2.Pursuant to section 225 subsection (2) I remit the matters to the Cleveland Magistrates Court with a direction that those matters be reheard.
3.I make no order as to costs. I note that the appellant has expressly said that he seeks no costs of these proceedings.
Unless there's any other matter that is the order of the Court.
MR RASHLEIGH: Could I just - when your Honour was reciting the times I think your Honour said 8.53 p.m. and 8.58 p.m.
HIS HONOUR: Oh, sorry, it should've been 8.53 a.m. and 8.58 a.m. I don't think even the Magistrate at Cleveland sits those hours, and I'll amend the transcript to reflect that slip. Yes, Mr Diplock.
APPELLANT: Your Honour, you will note in my affidavit that I encountered Mr Batista, my distinguished colleague, Mr Batista and his Associate on their way from the Courthouse roughly opposite that Barrister's building three doors up from the Courthouse.
HIS HONOUR: Yes.
APPELLANT: That would've been at approximately five minutes before 9.

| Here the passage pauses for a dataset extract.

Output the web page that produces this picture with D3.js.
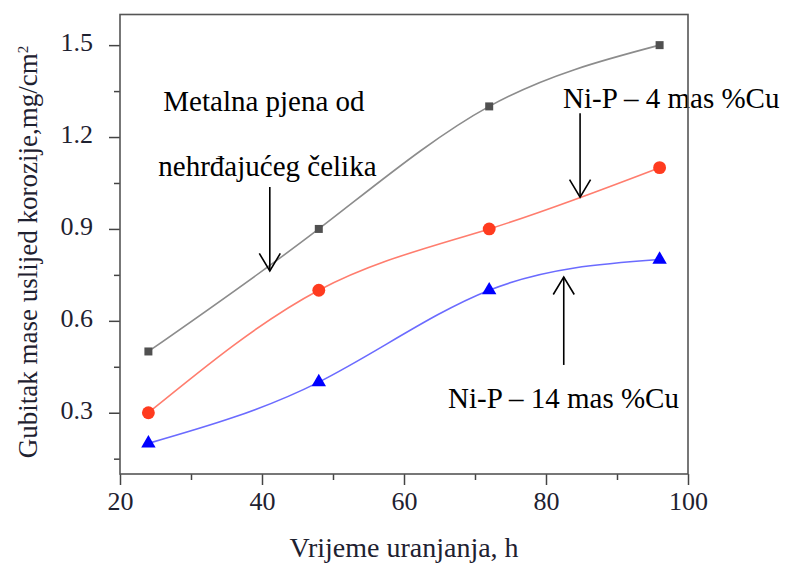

HIS HONOUR: Yes. Well I accept‑‑‑‑‑
APPELLANT: If he was able to be that far away from the Courthouse at 8.55 I submit, your Honour, that the matter was heard long before 8.53.
HIS HONOUR: Well whether that's right or not, and you didn't make that point when those times were originally raised by either counsel for the respondents, the point is whether it was heard at 8.53, 8.58 or 8.45 or 8.48 for that matter to take your five minutes into account, the point is that the matter was heard before 9 a.m. which was the earliest that you were required to appear before the Court and therefore on any of those times the order that I have made for the reasons I have given would follow.
APPELLANT: Oh, thank you, your Honour.
HIS HONOUR: Yes, thank you for bringing that to my attention, Mr Diplock. Unless there's any other matters those are the orders in this proceeding. So I may as well leave it there and then we'll see how things go from that point of time. I thank everybody for their assistance. Thank you.